I agree. An M.Div. isn't just for those who want to be pastors. I knew a guy who had an M.Div. and then went to get a Ph.D. in Philosophy (and will be a prof. of Philosophy).

To reply to one of your different concerns, as to whether or not a seminary program would be restricting and drive you crazy--look carefully at the seminary and the works of the various professors there. I could see you getting more frustrated in an uber-conservative seminary (unless the profs weren't as rigid as the doctrine touted by them).

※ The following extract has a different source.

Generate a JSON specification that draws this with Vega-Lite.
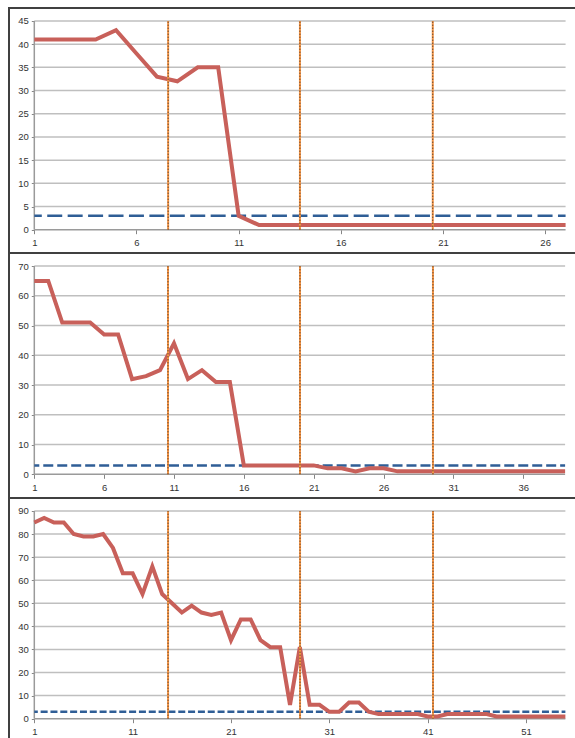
{
  "$schema": "https://vega.github.io/schema/vega-lite/v6.json",
  "padding": {"left": 8, "top": 7, "right": 0, "bottom": 0},
  "autosize": {"type": "pad"},
  "spacing": 0,
  "bounds": "flush",
  "background": "white",
  "config": {
    "view": {"stroke": "#404040", "strokeWidth": 2},
    "axis": {"labelFont": "Liberation Sans", "labelFontSize": 9.5, "labelColor": "#333333", "tickColor": "#868686", "tickWidth": 1, "domain": false, "grid": false}
  },
  "datasets": {
    "l1": [{"x":1,"y":41},{"x":2,"y":41},{"x":3,"y":41},{"x":4,"y":41},{"x":5,"y":43},{"x":6,"y":38},{"x":7,"y":33},{"x":8,"y":32},{"x":9,"y":35},{"x":10,"y":35},{"x":11,"y":3},{"x":12,"y":1},{"x":13,"y":1},{"x":14,"y":1},{"x":15,"y":1},{"x":16,"y":1},{"x":17,"y":1},{"x":18,"y":1},{"x":19,"y":1},{"x":20,"y":1},{"x":21,"y":1},{"x":22,"y":1},{"x":23,"y":1},{"x":24,"y":1},{"x":25,"y":1},{"x":26,"y":1},{"x":27,"y":1}],
    "l2": [{"x":1,"y":65},{"x":2,"y":65},{"x":3,"y":51},{"x":4,"y":51},{"x":5,"y":51},{"x":6,"y":47},{"x":7,"y":47},{"x":8,"y":32},{"x":9,"y":33},{"x":10,"y":35},{"x":11,"y":44},{"x":12,"y":32},{"x":13,"y":35},{"x":14,"y":31},{"x":15,"y":31},{"x":16,"y":3},{"x":17,"y":3},{"x":18,"y":3},{"x":19,"y":3},{"x":20,"y":3},{"x":21,"y":3},{"x":22,"y":2},{"x":23,"y":2},{"x":24,"y":1},{"x":25,"y":2},{"x":26,"y":2},{"x":27,"y":1},{"x":28,"y":1},{"x":29,"y":1},{"x":30,"y":1},{"x":31,"y":1},{"x":32,"y":1},{"x":33,"y":1},{"x":34,"y":1},{"x":35,"y":1},{"x":36,"y":1},{"x":37,"y":1},{"x":38,"y":1},{"x":39,"y":1}],
    "l3": [{"x":1,"y":85},{"x":2,"y":87},{"x":3,"y":85},{"x":4,"y":85},{"x":5,"y":80},{"x":6,"y":79},{"x":7,"y":79},{"x":8,"y":80},{"x":9,"y":74},{"x":10,"y":63},{"x":11,"y":63},{"x":12,"y":54},{"x":13,"y":66},{"x":14,"y":54},{"x":15,"y":50},{"x":16,"y":46},{"x":17,"y":49},{"x":18,"y":46},{"x":19,"y":45},{"x":20,"y":46},{"x":21,"y":34},{"x":22,"y":43},{"x":23,"y":43},{"x":24,"y":34},{"x":25,"y":31},{"x":26,"y":31},{"x":27,"y":6},{"x":28,"y":31},{"x":29,"y":6},{"x":30,"y":6},{"x":31,"y":3},{"x":32,"y":3},{"x":33,"y":7},{"x":34,"y":7},{"x":35,"y":3},{"x":36,"y":2},{"x":37,"y":2},{"x":38,"y":2},{"x":39,"y":2},{"x":40,"y":2},{"x":41,"y":1},{"x":42,"y":1},{"x":43,"y":2},{"x":44,"y":2},{"x":45,"y":2},{"x":46,"y":2},{"x":47,"y":2},{"x":48,"y":1},{"x":49,"y":1},{"x":50,"y":1},{"x":51,"y":1},{"x":52,"y":1},{"x":53,"y":1},{"x":54,"y":1},{"x":55,"y":1}],
    "g1": [{"y":5},{"y":10},{"y":15},{"y":20},{"y":25},{"y":30},{"y":35},{"y":40},{"y":45}],
    "g2": [{"y":10},{"y":20},{"y":30},{"y":40},{"y":50},{"y":60},{"y":70}],
    "g3": [{"y":10},{"y":20},{"y":30},{"y":40},{"y":50},{"y":60},{"y":70},{"y":80},{"y":90}],
    "v1": [{"x":7.55},{"x":14.0},{"x":20.5}],
    "v2": [{"x":10.57},{"x":20.02},{"x":29.54}],
    "v3": [{"x":14.6},{"x":28.02},{"x":41.54}],
    "one": [{}]
  },
  "vconcat": [
    {
      "width": 567, "height": 245,
      "resolve": {"axis": {"x": "independent", "y": "independent"}},
      "layer": [
        {"data": {"name": "g1"}, "mark": {"type": "rule", "color": "#BFBFBF", "strokeWidth": 1.5},
         "encoding": {"x": {"datum": 1, "type": "quantitative", "scale": {"domain": [-0.238, 27.51], "nice": false, "zero": false}, "axis": null}, "x2": {"datum": 27},
                      "y": {"field": "y", "type": "quantitative", "scale": {"domain": [-5.02, 47.8], "nice": false, "zero": false}, "axis": null}}},
        {"data": {"name": "one"}, "mark": {"type": "rule", "color": "#9A9A9A", "strokeWidth": 1.5},
         "encoding": {"x": {"datum": 1, "type": "quantitative", "scale": {"domain": [-0.238, 27.51], "nice": false, "zero": false}, "axis": null}, "x2": {"datum": 27},
                      "y": {"datum": 0, "type": "quantitative", "scale": {"domain": [-5.02, 47.8], "nice": false, "zero": false}, "axis": null}}},
        {"data": {"name": "one"}, "mark": {"type": "rule", "color": "#9A9A9A", "strokeWidth": 1.5},
         "encoding": {"x": {"datum": 1, "type": "quantitative", "scale": {"domain": [-0.238, 27.51], "nice": false, "zero": false}, "axis": null},
                      "y": {"datum": 0, "type": "quantitative", "scale": {"domain": [-5.02, 47.8], "nice": false, "zero": false}, "axis": null}, "y2": {"datum": 45}}},
        {"data": {"name": "one"}, "mark": {"type": "rule", "color": "#2F5E96", "strokeWidth": 2.5, "strokeDash": [15, 5.43], "strokeDashOffset": 7.5},
         "encoding": {"x": {"datum": 1, "type": "quantitative", "scale": {"domain": [-0.238, 27.51], "nice": false, "zero": false}, "axis": null}, "x2": {"datum": 27},
                      "y": {"datum": 3, "type": "quantitative", "scale": {"domain": [-5.02, 47.8], "nice": false, "zero": false}, "axis": null}}},
        {"data": {"name": "l1"}, "mark": {"type": "line", "color": "#C8605A", "strokeWidth": 4},
         "encoding": {"x": {"field": "x", "type": "quantitative", "scale": {"domain": [-0.238, 27.51], "nice": false, "zero": false},
                            "axis": {"orient": "bottom", "offset": -23.3, "values": [1, 6, 11, 16, 21, 26], "tickSize": 4, "labelPadding": 4, "title": null, "labelFlush": false}},
                      "y": {"field": "y", "type": "quantitative", "scale": {"domain": [-5.02, 47.8], "nice": false, "zero": false},
                            "axis": {"orient": "left", "offset": -25.3, "values": [0, 5, 10, 15, 20, 25, 30, 35, 40, 45], "tickSize": 3, "labelPadding": 3, "title": null, "labelFlush": false}}}},
        {"data": {"name": "v1"}, "mark": {"type": "rule", "color": "#F79646", "strokeWidth": 2},
         "encoding": {"x": {"field": "x", "type": "quantitative", "scale": {"domain": [-0.238, 27.51], "nice": false, "zero": false}, "axis": null},
                      "y": {"datum": 0, "type": "quantitative", "scale": {"domain": [-5.02, 47.8], "nice": false, "zero": false}, "axis": null}, "y2": {"datum": 45}}},
        {"data": {"name": "v1"}, "mark": {"type": "rule", "color": "#262626", "strokeWidth": 1, "strokeDash": [1, 2]},
         "encoding": {"x": {"field": "x", "type": "quantitative", "scale": {"domain": [-0.238, 27.51], "nice": false, "zero": false}, "axis": null},
                      "y": {"datum": 0, "type": "quantitative", "scale": {"domain": [-5.02, 47.8], "nice": false, "zero": false}, "axis": null}, "y2": {"datum": 45}}}
      ]
    },
    {
      "width": 567, "height": 245,
      "resolve": {"axis": {"x": "independent", "y": "independent"}},
      "layer": [
        {"data": {"name": "g2"}, "mark": {"type": "rule", "color": "#BFBFBF", "strokeWidth": 1.5},
         "encoding": {"x": {"datum": 1, "type": "quantitative", "scale": {"domain": [-0.811, 39.78], "nice": false, "zero": false}, "axis": null}, "x2": {"datum": 39},
                      "y": {"field": "y", "type": "quantitative", "scale": {"domain": [-7.96, 74.37], "nice": false, "zero": false}, "axis": null}}},
        {"data": {"name": "one"}, "mark": {"type": "rule", "color": "#9A9A9A", "strokeWidth": 1.5},
         "encoding": {"x": {"datum": 1, "type": "quantitative", "scale": {"domain": [-0.811, 39.78], "nice": false, "zero": false}, "axis": null}, "x2": {"datum": 39},
                      "y": {"datum": 0, "type": "quantitative", "scale": {"domain": [-7.96, 74.37], "nice": false, "zero": false}, "axis": null}}},
        {"data": {"name": "one"}, "mark": {"type": "rule", "color": "#9A9A9A", "strokeWidth": 1.5},
         "encoding": {"x": {"datum": 1, "type": "quantitative", "scale": {"domain": [-0.811, 39.78], "nice": false, "zero": false}, "axis": null},
                      "y": {"datum": 0, "type": "quantitative", "scale": {"domain": [-7.96, 74.37], "nice": false, "zero": false}, "axis": null}, "y2": {"datum": 70}}},
        {"data": {"name": "one"}, "mark": {"type": "rule", "color": "#2F5E96", "strokeWidth": 2.5, "strokeDash": [10, 3.97], "strokeDashOffset": 5},
         "encoding": {"x": {"datum": 1, "type": "quantitative", "scale": {"domain": [-0.811, 39.78], "nice": false, "zero": false}, "axis": null}, "x2": {"datum": 39},
                      "y": {"datum": 3, "type": "quantitative", "scale": {"domain": [-7.96, 74.37], "nice": false, "zero": false}, "axis": null}}},
        {"data": {"name": "l2"}, "mark": {"type": "line", "color": "#C8605A", "strokeWidth": 4},
         "encoding": {"x": {"field": "x", "type": "quantitative", "scale": {"domain": [-0.811, 39.78], "nice": false, "zero": false},
                            "axis": {"orient": "bottom", "offset": -23.7, "values": [1, 6, 11, 16, 21, 26, 31, 36], "tickSize": 4, "labelPadding": 4, "title": null, "labelFlush": false}},
                      "y": {"field": "y", "type": "quantitative", "scale": {"domain": [-7.96, 74.37], "nice": false, "zero": false},
                            "axis": {"orient": "left", "offset": -25.3, "values": [0, 10, 20, 30, 40, 50, 60, 70], "tickSize": 3, "labelPadding": 3, "title": null, "labelFlush": false}}}},
        {"data": {"name": "v2"}, "mark": {"type": "rule", "color": "#F79646", "strokeWidth": 2},
         "encoding": {"x": {"field": "x", "type": "quantitative", "scale": {"domain": [-0.811, 39.78], "nice": false, "zero": false}, "axis": null},
                      "y": {"datum": 0, "type": "quantitative", "scale": {"domain": [-7.96, 74.37], "nice": false, "zero": false}, "axis": null}, "y2": {"datum": 70}}},
        {"data": {"name": "v2"}, "mark": {"type": "rule", "color": "#262626", "strokeWidth": 1, "strokeDash": [1, 2]},
         "encoding": {"x": {"field": "x", "type": "quantitative", "scale": {"domain": [-0.811, 39.78], "nice": false, "zero": false}, "axis": null},
                      "y": {"datum": 0, "type": "quantitative", "scale": {"domain": [-7.96, 74.37], "nice": false, "zero": false}, "axis": null}, "y2": {"datum": 70}}}
      ]
    },
    {
      "width": 567, "height": 241,
      "resolve": {"axis": {"x": "independent", "y": "independent"}},
      "layer": [
        {"data": {"name": "g3"}, "mark": {"type": "rule", "color": "#BFBFBF", "strokeWidth": 1.5},
         "encoding": {"x": {"datum": 1, "type": "quantitative", "scale": {"domain": [-1.573, 56.08], "nice": false, "zero": false}, "axis": null}, "x2": {"datum": 55},
                      "y": {"field": "y", "type": "quantitative", "scale": {"domain": [-8.8, 95.63], "nice": false, "zero": false}, "axis": null}}},
        {"data": {"name": "one"}, "mark": {"type": "rule", "color": "#9A9A9A", "strokeWidth": 1.5},
         "encoding": {"x": {"datum": 1, "type": "quantitative", "scale": {"domain": [-1.573, 56.08], "nice": false, "zero": false}, "axis": null}, "x2": {"datum": 55},
                      "y": {"datum": 0, "type": "quantitative", "scale": {"domain": [-8.8, 95.63], "nice": false, "zero": false}, "axis": null}}},
        {"data": {"name": "one"}, "mark": {"type": "rule", "color": "#9A9A9A", "strokeWidth": 1.5},
         "encoding": {"x": {"datum": 1, "type": "quantitative", "scale": {"domain": [-1.573, 56.08], "nice": false, "zero": false}, "axis": null},
                      "y": {"datum": 0, "type": "quantitative", "scale": {"domain": [-8.8, 95.63], "nice": false, "zero": false}, "axis": null}, "y2": {"datum": 90}}},
        {"data": {"name": "one"}, "mark": {"type": "rule", "color": "#2F5E96", "strokeWidth": 2.5, "strokeDash": [7, 2.83], "strokeDashOffset": 3.5},
         "encoding": {"x": {"datum": 1, "type": "quantitative", "scale": {"domain": [-1.573, 56.08], "nice": false, "zero": false}, "axis": null}, "x2": {"datum": 55},
                      "y": {"datum": 3, "type": "quantitative", "scale": {"domain": [-8.8, 95.63], "nice": false, "zero": false}, "axis": null}}},
        {"data": {"name": "l3"}, "mark": {"type": "line", "color": "#C8605A", "strokeWidth": 4},
         "encoding": {"x": {"field": "x", "type": "quantitative", "scale": {"domain": [-1.573, 56.08], "nice": false, "zero": false},
                            "axis": {"orient": "bottom", "offset": -20.3, "values": [1, 11, 21, 31, 41, 51], "tickSize": 4, "labelPadding": 4, "title": null, "labelFlush": false}},
                      "y": {"field": "y", "type": "quantitative", "scale": {"domain": [-8.8, 95.63], "nice": false, "zero": false},
                            "axis": {"orient": "left", "offset": -25.3, "values": [0, 10, 20, 30, 40, 50, 60, 70, 80, 90], "tickSize": 3, "labelPadding": 3, "title": null, "labelFlush": false}}}},
        {"data": {"name": "v3"}, "mark": {"type": "rule", "color": "#F79646", "strokeWidth": 2},
         "encoding": {"x": {"field": "x", "type": "quantitative", "scale": {"domain": [-1.573, 56.08], "nice": false, "zero": false}, "axis": null},
                      "y": {"datum": 0, "type": "quantitative", "scale": {"domain": [-8.8, 95.63], "nice": false, "zero": false}, "axis": null}, "y2": {"datum": 90}}},
        {"data": {"name": "v3"}, "mark": {"type": "rule", "color": "#262626", "strokeWidth": 1, "strokeDash": [1, 2]},
         "encoding": {"x": {"field": "x", "type": "quantitative", "scale": {"domain": [-1.573, 56.08], "nice": false, "zero": false}, "axis": null},
                      "y": {"datum": 0, "type": "quantitative", "scale": {"domain": [-8.8, 95.63], "nice": false, "zero": false}, "axis": null}, "y2": {"datum": 90}}}
      ]
    }
  ]
}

I'm excited for this potential avenue of learning and exploring for you.

Derek said...

If you want to teach at a university go to seminary - if you want to be a pastor, don't. Let's talk!

Theophilus said...

Jason,
I hear you brother, I went for a M.Div and it was a great experience (and it was not a great experience because I made a good choice, it had nothing to do with me) and like everything we do in life God somehow shows up (that's what makes everything good). Did the experience help? I am not going to judge; its not my place. It shaped me and is part of my story. God used it like he uses everything. If you go into an M.Div (or anything in life) with your expectations then you will either meet your own expectations or fail at meeting your expectations; either way you lose (its not about your expectations so let them go). We only have to have walk in faith. You already are where He wants you. You sound like you love God with all your heart and mind, and I suspect that you are working on the living out part of loving others. That is the tricky part, because we always have in our minds what that looks like or what others say it looks like. What does it look like for you? In the end we are left with the freedom of following our heart knowing in faith that He is there always being a Father. The art of this is seeing and hearing. If you already have the desired expectation in mind there will be no need to see or hear. What you are going through is not a deliemma, but is life itself, the journey. Practically I agree with Derek, if you want to teach in a university then get an M.Div., everything else is simply living life.
I enjoyed your blog. You sound like a good man.